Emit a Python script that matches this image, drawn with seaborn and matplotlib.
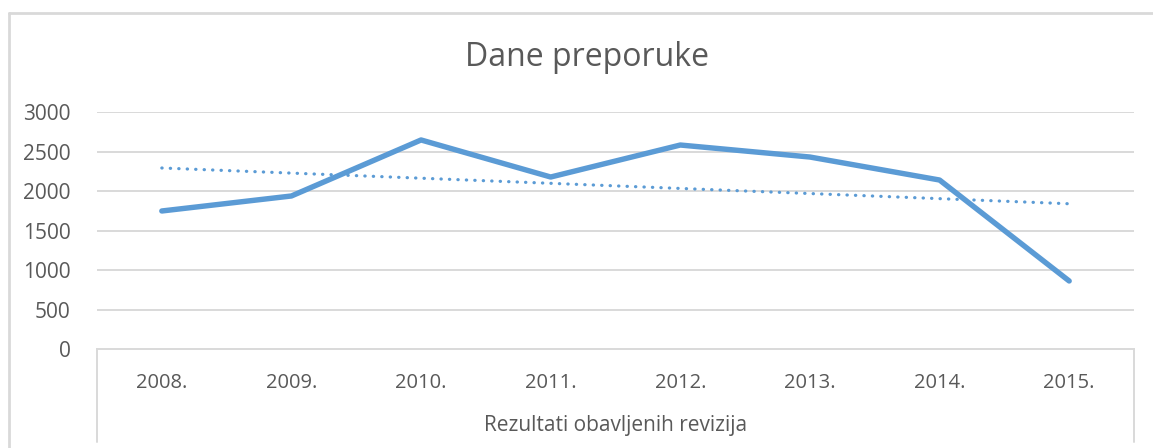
import numpy as np
import pandas as pd
import matplotlib
matplotlib.use("Agg")
import matplotlib.pyplot as plt
import seaborn as sns
from matplotlib.lines import Line2D

years = ["2008.", "2009.", "2010.", "2011.", "2012.", "2013.", "2014.", "2015."]
values = [1747, 1937, 2646, 2177, 2582, 2430, 2139, 861]
yticks = [0, 500, 1000, 1500, 2000, 2500, 3000]
title = "Dane preporuke"
group_label = "Rezultati obavljenih revizija"

sns.set_theme(style="white")
plt.rcParams["font.family"] = ["Open Sans", "DejaVu Sans"]

TXT = "#595959"
GRID = "#D9D9D9"
LINE = "#5B9BD5"

df = pd.DataFrame({"year": years, "value": values, "x": np.arange(len(years))})

fig = plt.figure(figsize=(11.53, 4.48), dpi=100)
ax = fig.add_axes([97 / 1153, 1 - 349 / 448, (1134 - 97) / 1153, (349 - 112) / 448])

sns.lineplot(data=df, x="x", y="value", ax=ax, color=LINE, linewidth=3.9,
             solid_capstyle="round", solid_joinstyle="round", zorder=3)

# linear trendline computed from data
coef = np.polyfit(df["x"], df["value"], 1)
trend = np.polyval(coef, df["x"])
ax.plot(df["x"], trend, color=LINE, linewidth=2.3, linestyle=(0, (0.1, 2.55)),
        dash_capstyle="round", zorder=2)

ax.set_xlim(-0.5, len(years) - 0.5)
ax.set_ylim(0, 3000)
ax.set_yticks(yticks)
ax.set_yticklabels([str(t) for t in yticks], fontsize=15, color=TXT)
ax.set_xticks(df["x"])
ax.set_xticklabels(years, fontsize=14.5, color=TXT)
ax.tick_params(axis="x", length=0, pad=17)
ax.tick_params(axis="y", length=0, pad=19)
ax.set_xlabel("")
ax.set_ylabel("")
for t in yticks[1:]:
    ax.axhline(t, color=GRID, linewidth=1.4, zorder=0)
for s in ["top", "right", "left"]:
    ax.spines[s].set_visible(False)
ax.spines["bottom"].set_color(GRID)
ax.spines["bottom"].set_linewidth(1.4)

# category group box
ybot = -(442 - 349) / (349 - 112)
for xa in [0, 1]:
    ax.add_line(Line2D([xa, xa], [0, ybot], transform=ax.transAxes, color=GRID,
                       linewidth=1.4, clip_on=False))
ax.text(0.5, -(425 - 349) / (349 - 112), group_label, transform=ax.transAxes,
        ha="center", va="center", fontsize=15, color=TXT)

# chart border
fig.add_artist(Line2D([8.5 / 1153, 8.5 / 1153], [0, 1 - 13 / 448], color=GRID, linewidth=2.0))
fig.add_artist(Line2D([8.5 / 1153, 1], [1 - 13 / 448, 1 - 13 / 448], color=GRID, linewidth=2.0))

fig.text(587 / 1153, 1 - 58 / 448, title, ha="center", va="center", fontsize=23, color=TXT)

fig.savefig("out.png", dpi=100, facecolor="white")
* * * * * * *
§ Do this: Without the pictures, output the full listing exactly as it stands.

§ Full answer:
Emit a Python script that matches this image, drawn with seaborn and matplotlib.
import numpy as np
import pandas as pd
import matplotlib
matplotlib.use("Agg")
import matplotlib.pyplot as plt
import seaborn as sns
from matplotlib.lines import Line2D

years = ["2008.", "2009.", "2010.", "2011.", "2012.", "2013.", "2014.", "2015."]
values = [1747, 1937, 2646, 2177, 2582, 2430, 2139, 861]
yticks = [0, 500, 1000, 1500, 2000, 2500, 3000]
title = "Dane preporuke"
group_label = "Rezultati obavljenih revizija"

sns.set_theme(style="white")
plt.rcParams["font.family"] = ["Open Sans", "DejaVu Sans"]

TXT = "#595959"
GRID = "#D9D9D9"
LINE = "#5B9BD5"

df = pd.DataFrame({"year": years, "value": values, "x": np.arange(len(years))})

fig = plt.figure(figsize=(11.53, 4.48), dpi=100)
ax = fig.add_axes([97 / 1153, 1 - 349 / 448, (1134 - 97) / 1153, (349 - 112) / 448])

sns.lineplot(data=df, x="x", y="value", ax=ax, color=LINE, linewidth=3.9,
             solid_capstyle="round", solid_joinstyle="round", zorder=3)

# linear trendline computed from data
coef = np.polyfit(df["x"], df["value"], 1)
trend = np.polyval(coef, df["x"])
ax.plot(df["x"], trend, color=LINE, linewidth=2.3, linestyle=(0, (0.1, 2.55)),
        dash_capstyle="round", zorder=2)

ax.set_xlim(-0.5, len(years) - 0.5)
ax.set_ylim(0, 3000)
ax.set_yticks(yticks)
ax.set_yticklabels([str(t) for t in yticks], fontsize=15, color=TXT)
ax.set_xticks(df["x"])
ax.set_xticklabels(years, fontsize=14.5, color=TXT)
ax.tick_params(axis="x", length=0, pad=17)
ax.tick_params(axis="y", length=0, pad=19)
ax.set_xlabel("")
ax.set_ylabel("")
for t in yticks[1:]:
    ax.axhline(t, color=GRID, linewidth=1.4, zorder=0)
for s in ["top", "right", "left"]:
    ax.spines[s].set_visible(False)
ax.spines["bottom"].set_color(GRID)
ax.spines["bottom"].set_linewidth(1.4)

# category group box
ybot = -(442 - 349) / (349 - 112)
for xa in [0, 1]:
    ax.add_line(Line2D([xa, xa], [0, ybot], transform=ax.transAxes, color=GRID,
                       linewidth=1.4, clip_on=False))
ax.text(0.5, -(425 - 349) / (349 - 112), group_label, transform=ax.transAxes,
        ha="center", va="center", fontsize=15, color=TXT)

# chart border
fig.add_artist(Line2D([8.5 / 1153, 8.5 / 1153], [0, 1 - 13 / 448], color=GRID, linewidth=2.0))
fig.add_artist(Line2D([8.5 / 1153, 1], [1 - 13 / 448, 1 - 13 / 448], color=GRID, linewidth=2.0))

fig.text(587 / 1153, 1 - 58 / 448, title, ha="center", va="center", fontsize=23, color=TXT)

fig.savefig("out.png", dpi=100, facecolor="white")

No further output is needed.